Updated

Teenagers with common moodiness problems are being wrongly diagnosed as having bipolar disorder, a psychiatrist Thursday told a medical conference in Australia.

Psychiatrists are increasingly misdiagnosing relatively harmless mood swings in the mistaken belief they are nipping a more serious problem in the bud, Philip Hazell, a child and adolescent psychiatrist at the University of Sydney Medical School, said.

Hazell suggested that while bipolar disorder could occur in teenagers and was serious and disabling when it did many young people had been diagnosed with the condition using broader criteria, when they suffered from "lookalike" mood issues that would never develop into the more serious disease.
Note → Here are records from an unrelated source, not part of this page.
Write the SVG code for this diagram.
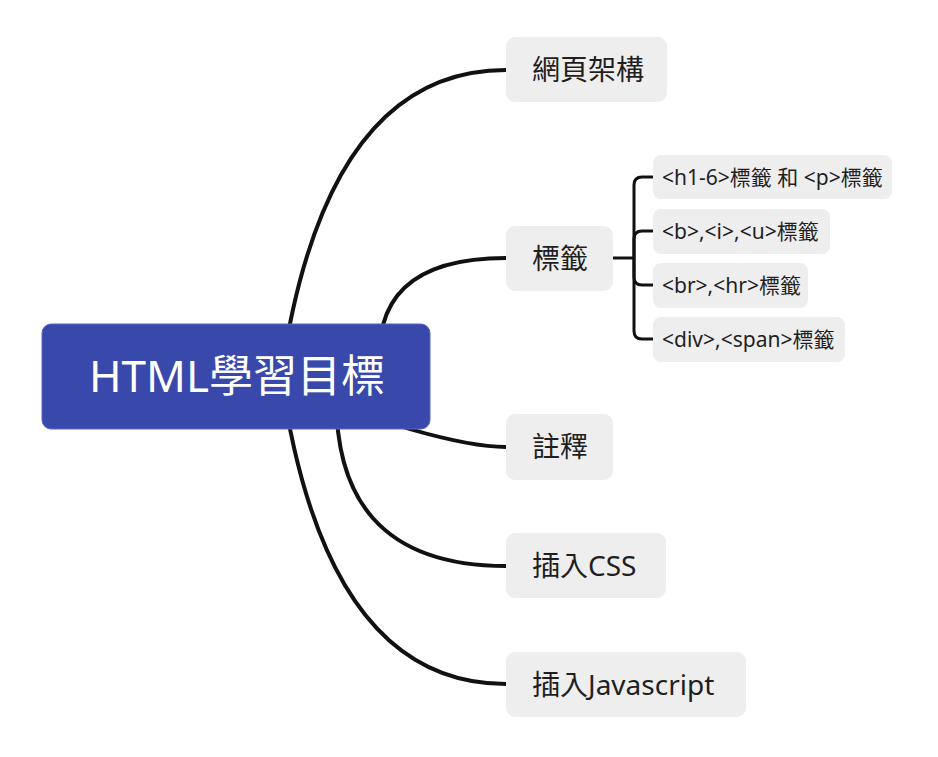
<svg xmlns="http://www.w3.org/2000/svg" width="938" height="757" viewBox="0 0 938 757">
<style>
.conn{fill:none;stroke:#111111;stroke-width:4;stroke-linecap:round}
.sub{fill:none;stroke:#111111;stroke-width:3;stroke-linecap:butt}
.box{fill:#eeeeee}
.t1{font-family:"Noto Sans","Noto Sans CJK TC",sans-serif;font-size:28px;fill:#1f1f1f}
.t2{font-family:"Noto Sans","Noto Sans CJK TC",sans-serif;font-size:21px;fill:#1f1f1f}
.root{font-family:"Noto Sans","Noto Sans CJK TC",sans-serif;font-size:44px;fill:#ffffff}
</style>
<rect width="938" height="757" fill="#ffffff"/>
<g id="connectors">
<path class="conn" d="M281,376 Q325,70 506,70"/>
<path class="conn" d="M381,376 Q366,258 506,258"/>
<path class="conn" d="M258,376 Q439,447 506,447"/>
<path class="conn" d="M337,376 Q325,566 506,566"/>
<path class="conn" d="M281,376 Q325,684 506,684"/>
<path class="sub" d="M613,258 H634"/>
<path class="sub" d="M634,258 V185 Q634,177 642,177 H653"/>
<path class="sub" d="M634,258 V239 Q634,231 642,231 H653"/>
<path class="sub" d="M634,258 V277 Q634,285 642,285 H653"/>
<path class="sub" d="M634,258 V331 Q634,339 642,339 H653"/>
</g>
<g id="root">
<rect x="42" y="324" width="388" height="105" rx="9" fill="#3949ab" stroke="#5a68c2" stroke-width="1"/>
<text class="root" x="237" y="392" text-anchor="middle">HTML學習目標</text>
</g>
<g id="n1">
<rect class="box" x="506" y="37" width="161" height="65" rx="9"/>
<text class="t1" x="532" y="80">網頁架構</text>
</g>
<g id="n2">
<rect class="box" x="506" y="226" width="107" height="65" rx="9"/>
<text class="t1" x="532" y="269">標籤</text>
</g>
<g id="n2a">
<rect class="box" x="653" y="155" width="239" height="44" rx="8"/>
<text class="t2" x="662" y="185">&lt;h1-6&gt;標籤 和 &lt;p&gt;標籤</text>
</g>
<g id="n2b">
<rect class="box" x="653" y="209" width="177" height="45" rx="8"/>
<text class="t2" x="662" y="239">&lt;b&gt;,&lt;i&gt;,&lt;u&gt;標籤</text>
</g>
<g id="n2c">
<rect class="box" x="653" y="263" width="155" height="45" rx="8"/>
<text class="t2" x="662" y="293">&lt;br&gt;,&lt;hr&gt;標籤</text>
</g>
<g id="n2d">
<rect class="box" x="653" y="317" width="192" height="45" rx="8"/>
<text class="t2" x="662" y="347">&lt;div&gt;,&lt;span&gt;標籤</text>
</g>
<g id="n3">
<rect class="box" x="506" y="414" width="107" height="66" rx="9"/>
<text class="t1" x="532" y="457">註釋</text>
</g>
<g id="n4">
<rect class="box" x="506" y="533" width="160" height="65" rx="9"/>
<text class="t1" x="532" y="576">插入CSS</text>
</g>
<g id="n5">
<rect class="box" x="506" y="652" width="240" height="65" rx="9"/>
<text class="t1" x="532" y="695">插入Javascript</text>
</g>
</svg>
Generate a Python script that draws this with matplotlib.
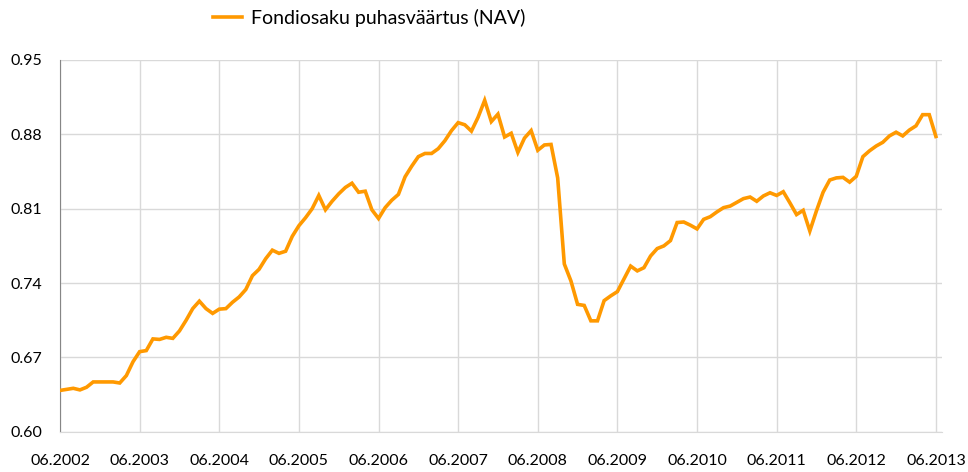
import matplotlib
matplotlib.use("Agg")
import matplotlib.pyplot as plt

plt.rcParams["font.family"] = ["Lato", "DejaVu Sans"]

# ============ data (monthly NAV, 06.2002 .. 06.2013) ============
SERIES_LABEL = "Fondiosaku puhasväärtus (NAV)"
nav = [
    0.639, 0.640, 0.641, 0.6395, 0.642, 0.647, 0.647, 0.647, 0.647, 0.646, 0.653, 0.666,   # 2002/03
    0.6755, 0.6765, 0.6875, 0.687, 0.689, 0.688, 0.695, 0.705, 0.716, 0.723, 0.716, 0.7115,  # 2003/04
    0.7155, 0.716, 0.722, 0.727, 0.734, 0.747, 0.753, 0.763, 0.771, 0.768, 0.770, 0.784,     # 2004/05
    0.794, 0.8015, 0.810, 0.8225, 0.809, 0.817, 0.824, 0.830, 0.834, 0.8255, 0.8265, 0.809,  # 2005/06
    0.8008, 0.811, 0.818, 0.8235, 0.840, 0.850, 0.859, 0.862, 0.862, 0.8665, 0.874, 0.8835, # 2006/07
    0.891, 0.889, 0.883, 0.896, 0.912, 0.892, 0.899, 0.8775, 0.881, 0.863, 0.8765, 0.8835,  # 2007/08
    0.865, 0.870, 0.8705, 0.839, 0.758, 0.742, 0.720, 0.719, 0.7045, 0.7045, 0.7235, 0.728, # 2008/09
    0.732, 0.744, 0.756, 0.7515, 0.7545, 0.7655, 0.7725, 0.775, 0.780, 0.797, 0.7975, 0.7945, # 2009/10
    0.791, 0.800, 0.8025, 0.807, 0.811, 0.8125, 0.816, 0.8195, 0.821, 0.817, 0.822, 0.825,  # 2010/11
    0.8225, 0.826, 0.8155, 0.8045, 0.8085, 0.789, 0.808, 0.8255, 0.837, 0.839, 0.8395, 0.835, # 2011/12
    0.8405, 0.859, 0.8645, 0.869, 0.8725, 0.8785, 0.882, 0.8785, 0.884, 0.888, 0.8985, 0.8985, # 2012/13
    0.878,
]
months = list(range(len(nav)))
tick_years = list(range(2002, 2014))
tick_labels = [f"06.{y}" for y in tick_years]
y_ticks = [0.60, 0.67, 0.74, 0.81, 0.88, 0.95]

# ============ plot ============
fig = plt.figure(figsize=(9.68, 4.72), dpi=100)
ax = fig.add_axes([0.062, 0.085, 0.911, 0.788])

ax.plot(months, nav, color="#FF9900", linewidth=2.6, solid_joinstyle="miter",
        label=SERIES_LABEL, zorder=3)

ax.set_xlim(0, 132.9)
ax.set_ylim(0.60, 0.95)
ax.set_xticks([12 * i for i in range(len(tick_years))])
ax.set_xticklabels(tick_labels)
ax.set_yticks(y_ticks)
ax.set_yticklabels([f"{v:.2f}" for v in y_ticks])

ax.grid(True, color="#d9d9d9", linewidth=1)
ax.set_axisbelow(True)
for side in ["top", "right"]:
    ax.spines[side].set_visible(False)
ax.spines["left"].set_color("#868686")
ax.spines["bottom"].set_color("#d9d9d9")
ax.tick_params(axis="both", length=0, labelsize=11.5, colors="#000000")
ax.tick_params(axis="y", pad=13)
ax.tick_params(axis="x", pad=16)

fig.legend(loc="center", bbox_to_anchor=(0.381, 0.962), frameon=False,
           fontsize=14, handlelength=1.5, handletextpad=0.45)

fig.savefig("out.png", dpi=100, facecolor="white")
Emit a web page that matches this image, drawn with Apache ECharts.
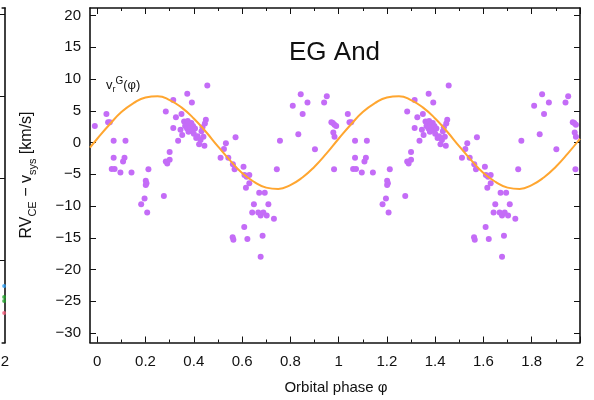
<!DOCTYPE html>
<html>
<head>
<meta charset="utf-8">
<script src="https://cdn.jsdelivr.net/npm/echarts@6/dist/echarts.min.js"></script>
<style>
  html, body { margin: 0; padding: 0; background: #ffffff; }
  #chart { width: 594px; height: 400px; }
</style>
</head>
<body>
<div id="chart"></div>
<script>
// Orbital phase of each radial-velocity measurement (one cycle)
const obsPhase = [
  0.038, 0.045, 0.052, 0.068, 0.117, 0.068, 0.113, 0.107, 0.060, 0.072,
  0.096, 0.142, 0.212, 0.201, 0.204, 0.201, 0.196, 0.182, 0.207, 0.276,
  0.284, 0.290, 0.300, 0.300, 0.284, 0.315, 0.315, 0.326, 0.335,
  0.349, 0.373, 0.392, 0.456, 0.450,
  0.345, 0.352, 0.360, 0.364, 0.368, 0.372, 0.375, 0.378, 0.382, 0.386,
  0.390, 0.393, 0.397, 0.400, 0.405, 0.410, 0.416, 0.422, 0.428, 0.432,
  0.436, 0.440, 0.444, 0.446,
  0.511, 0.525, 0.533, 0.543, 0.573, 0.562, 0.569, 0.606, 0.610, 0.619,
  0.630, 0.630, 0.616, 0.671, 0.694, 0.649, 0.709, 0.642, 0.667, 0.677,
  0.688, 0.702, 0.732, 0.609, 0.561, 0.564, 0.622, 0.685, 0.677, 0.744,
  0.757,
  0.810, 0.843, 0.871, 0.851, 0.833, 0.902, 0.940, 0.951, 0.970, 0.976,
  0.983, -0.010, 0.978, 0.983, 0.981
];
// RV_CE - v_sys in km/s, same order as obsPhase
const obsRv = [
  4.5, 3.2, 3.2, 0.3, 0.3, -2.4, -2.4, -3.0, -4.15, -4.15,
  -4.7, -4.7, -4.2, -6.0, -6.4, -6.7, -8.8, -9.7, -11.0, -8.4,
  -3.0, -3.3, -2.7, -1.5, 4.9, 6.7, 2.3, 4.0, 0.3,
  4.5, 7.7, 6.3, 9.0, 3.6,
  2.0, 1.2, 3.3, 2.6, 3.0, 2.2, 3.4, 1.7, 2.8, 2.4,
  3.1, 1.9, 2.6, 1.4, 2.2, 0.7, 1.0, -0.25, 0.4, 1.8,
  2.4, 0.9, -0.5, 3.0,
  -2.4, -1.0, -0.1, -2.4, 0.85, -3.4, -4.2, -3.8, -5.1, -5.4,
  -5.1, -6.4, -7.1, -7.9, -7.9, -9.7, -9.7, -11.0, -11.0, -11.5,
  -11.0, -11.5, -12.0, -13.3, -14.9, -15.3, -15.2, -14.7, -18.0, -4.2,
  0.3,
  5.8, 7.6, 6.3, 4.5, 1.3, -1.05, 6.3, 7.3, 3.2, 3.1,
  2.8, 2.6, 1.6, 0.9, -4.2
];

// Model curve v_r^G(phi) over one cycle
const curvePhase = [0, 0.05, 0.10, 0.15, 0.20, 0.25, 0.30, 0.35, 0.40, 0.45,
                    0.50, 0.55, 0.60, 0.65, 0.70, 0.75, 0.80, 0.85, 0.90, 0.95];
const curveRv = [0.6, 2.8, 4.8, 6.2, 7.1, 7.3, 6.7, 5.5, 3.8, 1.7,
                 -0.6, -2.8, -4.8, -6.2, -7.1, -7.3, -6.7, -5.5, -3.8, -1.7];

// Axis ticks and labels
const xTickValues = [0, 0.2, 0.4, 0.6, 0.8, 1, 1.2, 1.4, 1.6, 1.8, 2];
const xTickLabels = ['0', '0.2', '0.4', '0.6', '0.8', '1', '1.2', '1.4', '1.6', '1.8', '2'];
const xMinorValues = [0.1, 0.3, 0.5, 0.7, 0.9, 1.1, 1.3, 1.5, 1.7, 1.9];
const yTickValues = [-30, -25, -20, -15, -10, -5, 0, 5, 10, 15, 20];
const yTickLabels = ['\u221230', '\u221225', '\u221220', '\u221215', '\u221210', '\u22125', '0', '5', '10', '15', '20'];

// Neighbouring panel (only its right edge is in view)
const sideTickValues = [1, 2, 3, 4];
const sideX = [1.97, 1.97, 1.97, 1.97];
const sideY = [0.69, 0.555, 0.506, 0.36];
const sideColors = ['#2b9cf2', '#22a52a', '#22a52a', '#f25a78'];

const X_MIN = -0.03, X_MAX = 2;
const Y_MIN = -31.5, Y_MAX = 21.2;

const FONT = '"Liberation Sans", Arial, Helvetica, sans-serif';
const INK = '#111111';
const FRAME = { color: '#111111', width: 1.6 };

function labelFor(values, labels) {
  return function (v) {
    for (let i = 0; i < values.length; i++) {
      if (Math.abs(values[i] - v) < 1e-6) return labels[i];
    }
    return '';
  };
}

// Each observation is repeated one cycle later to cover phases 0..2
const scatterData = [];
for (let i = 0; i < obsPhase.length; i++) {
  [0, 1].forEach(function (shift) {
    const p = obsPhase[i] + shift;
    if (p >= X_MIN && p <= X_MAX) scatterData.push([p, obsRv[i]]);
  });
}

const curveData = [[X_MIN, -0.8]];
[0, 1].forEach(function (shift) {
  for (let i = 0; i < curvePhase.length; i++) {
    curveData.push([curvePhase[i] + shift, curveRv[i]]);
  }
});
curveData.push([2, curveRv[0]]);

function xAxisDef(position, values, len, withLabels, showLine) {
  return {
    type: 'value', gridIndex: 0, position: position,
    min: X_MIN, max: X_MAX,
    axisLine: { show: showLine, onZero: false, lineStyle: FRAME },
    axisTick: { show: true, inside: true, length: len, customValues: values,
                lineStyle: { color: '#111', width: 1 } },
    axisLabel: withLabels ? {
      show: true, customValues: values, margin: 12,
      formatter: labelFor(xTickValues, xTickLabels),
      fontFamily: FONT, fontSize: 15, color: INK
    } : { show: false },
    splitLine: { show: false }
  };
}

function yAxisDef(position, withLabels) {
  return {
    type: 'value', gridIndex: 0, position: position,
    min: Y_MIN, max: Y_MAX,
    axisLine: { show: true, onZero: false, lineStyle: FRAME },
    axisTick: { show: true, inside: true, length: 6, customValues: yTickValues,
                lineStyle: { color: '#111', width: 1 } },
    axisLabel: withLabels ? {
      show: true, customValues: yTickValues, margin: 9,
      formatter: labelFor(yTickValues, yTickLabels),
      fontFamily: FONT, fontSize: 15, color: INK
    } : { show: false },
    splitLine: { show: false }
  };
}

const chart = echarts.init(document.getElementById('chart'), null, { renderer: 'canvas' });

chart.setOption({
  animation: false,
  backgroundColor: '#ffffff',
  grid: [
    { left: 90, top: 8, width: 490, height: 334.5, containLabel: false },
    { left: 0, top: 8, width: 5, height: 334.5, containLabel: false }
  ],
  xAxis: [
    xAxisDef('bottom', xTickValues, 6, true, true),
    xAxisDef('bottom', xMinorValues, 3, false, false),
    xAxisDef('top', xTickValues, 6, false, true),
    xAxisDef('top', xMinorValues, 3, false, false),
    {
      type: 'value', gridIndex: 1, position: 'bottom', min: 1.9, max: 2,
      axisLine: { show: true, onZero: false, lineStyle: FRAME },
      axisTick: { show: false },
      axisLabel: { show: true, customValues: [2], margin: 12,
                   fontFamily: FONT, fontSize: 15, color: INK },
      splitLine: { show: false }
    },
    {
      type: 'value', gridIndex: 1, position: 'top', min: 1.9, max: 2,
      axisLine: { show: true, onZero: false, lineStyle: FRAME },
      axisTick: { show: false }, axisLabel: { show: false },
      splitLine: { show: false }
    }
  ],
  yAxis: [
    yAxisDef('left', true),
    yAxisDef('right', false),
    {
      type: 'value', gridIndex: 1, position: 'right', min: 0, max: 4.08,
      axisLine: { show: true, onZero: false, lineStyle: FRAME },
      axisTick: { show: true, inside: true, length: 5, customValues: sideTickValues,
                  lineStyle: { color: '#111', width: 1 } },
      axisLabel: { show: false },
      splitLine: { show: false }
    }
  ],
  series: [
    {
      name: 'RV', type: 'scatter', xAxisIndex: 0, yAxisIndex: 0,
      data: scatterData, symbol: 'circle', symbolSize: 6,
      itemStyle: { color: '#c46cf7', opacity: 1 },
      clip: true, z: 2
    },
    {
      name: 'vrG', type: 'line', xAxisIndex: 0, yAxisIndex: 0,
      data: curveData, smooth: 0.5, showSymbol: false, symbol: 'none',
      lineStyle: { color: '#ffa630', width: 2 },
      clip: true, z: 3
    },
    {
      name: 'side', type: 'scatter', xAxisIndex: 4, yAxisIndex: 2,
      data: sideX.map(function (x, i) {
        return { value: [x, sideY[i]], itemStyle: { color: sideColors[i] } };
      }),
      symbolSize: 4, clip: true
    }
  ],
  graphic: [
    {
      type: 'text', left: 289, top: 40,
      style: { text: 'EG And', fontFamily: FONT, fontSize: 26, fill: INK }
    },
    {
      type: 'text', x: 106, y: 76,
      style: {
        text: '{b|v}{sb|r}{sp|G}{b|(\u03c6)}',
        fill: INK,
        rich: {
          b: { fontFamily: FONT, fontSize: 13, lineHeight: 18, fill: INK },
          sb: { fontFamily: FONT, fontSize: 9, lineHeight: 8, verticalAlign: 'bottom', fill: INK },
          sp: { fontFamily: FONT, fontSize: 10, lineHeight: 9, verticalAlign: 'top', fill: INK }
        }
      }
    },
    {
      type: 'text', x: 27, y: 175, rotation: Math.PI / 2,
      style: {
        text: '{b|RV}{s|CE}{b| \u2212 v}{s|sys}{b| [km/s]}',
        align: 'center', verticalAlign: 'middle',
        fill: INK,
        rich: {
          b: { fontFamily: FONT, fontSize: 16, lineHeight: 22, fill: INK },
          s: { fontFamily: FONT, fontSize: 11, lineHeight: 10, verticalAlign: 'bottom', fill: INK }
        }
      }
    },
    {
      type: 'text', x: 336, y: 388,
      style: {
        text: 'Orbital phase \u03c6', fontFamily: FONT, fontSize: 15, fill: INK,
        align: 'center', verticalAlign: 'middle'
      }
    }
  ]
});
</script>
</body>
</html>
In some cases, teenagers wrongly labeled with bipolar disorder were being treated with mood-stabilizing drugs and other therapies, which not only brought side effects and costs but also denied the patients the correct treatments that would help them control their emotions better, he told health workers attending the Australian and New Zealand Adolescent Health Conference.

"Effectively, I think quite a few young people now with benign moodiness have been diagnosed with bipolar disorder, and are being treated for that condition unnecessarily," Hazell said.

Other psychiatrists were divided over Hazell's comments.

Gordon Parker, executive director of the Black Dog Institute, said while over-diagnosis appeared to be rampant in the U.S., he did not accept that it was widespread in Australia.